Lucas Torreira’s arrival as a second-half substitute for Ceballos meant them switching to a 4-3-1-2 in possession, or alternatively a diamond with a wider base. Willock moved into a central attacking midfield position, and with that new structure Jürgen Klopp’s team did not enjoy the same level of control. Liverpool still used their front three to press Arsenal’s defence and their midfield focused on Torreira, Xhaka and Guendouzi, so Willock remained free to receive between the lines. If Van Dijk or Matip had moved with Willock, they would have left large spaces for Aubameyang and Pépé to exploit; having those two high and wide also discouraged Andy Robertson and Trent Alexander-Arnold from advancing to press Maitland-Niles and Monreal, creating an easier progression for the visitors beyond Liverpool’s first line.
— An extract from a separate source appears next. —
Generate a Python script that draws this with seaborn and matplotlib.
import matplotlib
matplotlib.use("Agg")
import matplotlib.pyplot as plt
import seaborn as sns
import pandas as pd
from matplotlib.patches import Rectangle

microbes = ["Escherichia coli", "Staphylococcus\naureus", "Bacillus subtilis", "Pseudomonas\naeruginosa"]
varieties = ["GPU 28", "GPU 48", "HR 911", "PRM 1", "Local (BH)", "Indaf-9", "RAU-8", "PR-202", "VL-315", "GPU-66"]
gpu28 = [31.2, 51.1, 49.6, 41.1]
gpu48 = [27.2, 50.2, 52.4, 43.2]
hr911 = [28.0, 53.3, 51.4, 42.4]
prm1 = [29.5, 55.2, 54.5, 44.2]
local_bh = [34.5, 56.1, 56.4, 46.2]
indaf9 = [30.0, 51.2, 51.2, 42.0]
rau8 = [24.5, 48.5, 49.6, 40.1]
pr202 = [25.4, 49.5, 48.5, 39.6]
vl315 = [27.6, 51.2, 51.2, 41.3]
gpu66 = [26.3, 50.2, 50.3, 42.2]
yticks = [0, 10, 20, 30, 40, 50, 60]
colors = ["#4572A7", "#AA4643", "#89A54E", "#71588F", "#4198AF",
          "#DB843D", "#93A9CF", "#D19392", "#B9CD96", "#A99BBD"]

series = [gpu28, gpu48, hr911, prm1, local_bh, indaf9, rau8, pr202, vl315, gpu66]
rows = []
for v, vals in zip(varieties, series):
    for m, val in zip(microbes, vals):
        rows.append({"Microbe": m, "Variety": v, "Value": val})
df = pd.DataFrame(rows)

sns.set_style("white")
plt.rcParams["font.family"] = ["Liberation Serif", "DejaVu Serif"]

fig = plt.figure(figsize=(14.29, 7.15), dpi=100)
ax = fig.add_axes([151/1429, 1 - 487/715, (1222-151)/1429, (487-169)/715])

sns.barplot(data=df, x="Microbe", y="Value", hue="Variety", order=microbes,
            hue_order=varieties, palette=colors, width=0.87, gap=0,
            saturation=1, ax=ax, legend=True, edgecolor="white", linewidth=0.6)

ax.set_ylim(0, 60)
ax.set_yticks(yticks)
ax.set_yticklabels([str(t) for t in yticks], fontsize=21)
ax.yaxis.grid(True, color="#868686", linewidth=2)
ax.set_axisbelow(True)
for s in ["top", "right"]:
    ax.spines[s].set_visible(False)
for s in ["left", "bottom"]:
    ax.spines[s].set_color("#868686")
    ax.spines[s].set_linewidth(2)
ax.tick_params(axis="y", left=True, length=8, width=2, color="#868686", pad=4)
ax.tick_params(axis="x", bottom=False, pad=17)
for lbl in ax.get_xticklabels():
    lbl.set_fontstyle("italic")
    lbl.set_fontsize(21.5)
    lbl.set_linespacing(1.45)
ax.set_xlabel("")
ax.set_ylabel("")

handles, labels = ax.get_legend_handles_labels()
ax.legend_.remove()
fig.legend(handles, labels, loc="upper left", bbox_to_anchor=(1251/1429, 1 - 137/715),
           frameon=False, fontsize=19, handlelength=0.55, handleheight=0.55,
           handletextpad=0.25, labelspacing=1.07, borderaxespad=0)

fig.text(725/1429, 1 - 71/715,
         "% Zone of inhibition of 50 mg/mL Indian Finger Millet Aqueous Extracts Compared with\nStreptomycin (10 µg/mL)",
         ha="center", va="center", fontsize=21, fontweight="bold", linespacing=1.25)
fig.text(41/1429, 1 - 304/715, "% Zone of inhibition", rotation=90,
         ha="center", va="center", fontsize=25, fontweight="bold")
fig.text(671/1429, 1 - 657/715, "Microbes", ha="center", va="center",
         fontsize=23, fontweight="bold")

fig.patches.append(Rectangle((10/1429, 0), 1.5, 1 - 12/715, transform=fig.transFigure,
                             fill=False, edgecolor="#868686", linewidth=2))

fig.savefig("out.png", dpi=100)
From their long-term 4-3-3 defensive shape, Liverpool played with an aggressive, high press designed to suffocate Arsenal’s build-ups as early as possible. If Emery’s team played to the left, Mo Salah and Alexander-Arnold would respectively press David Luiz and Monreal; Firmino would be positioned on the nearest of the two central midfielders, Mané would target the second, and Wijnaldum or Henderson would focus on Willock, but be ready to shift if a teammate pressed goalkeeper Bernd Leno. The reverse system existed if Arsenal played to the right.
When possession moved out to the Arsenal full-backs, Liverpool focused on those opponents in central areas by squeezing those spaces to force mistakes and turnovers, ensuring that the visitors struggled to progress throughout the first half. In the second, Emery’s tactical switch caused the hosts greater problems – but with the game effectively already lost the improvement was unable to influence the result at all.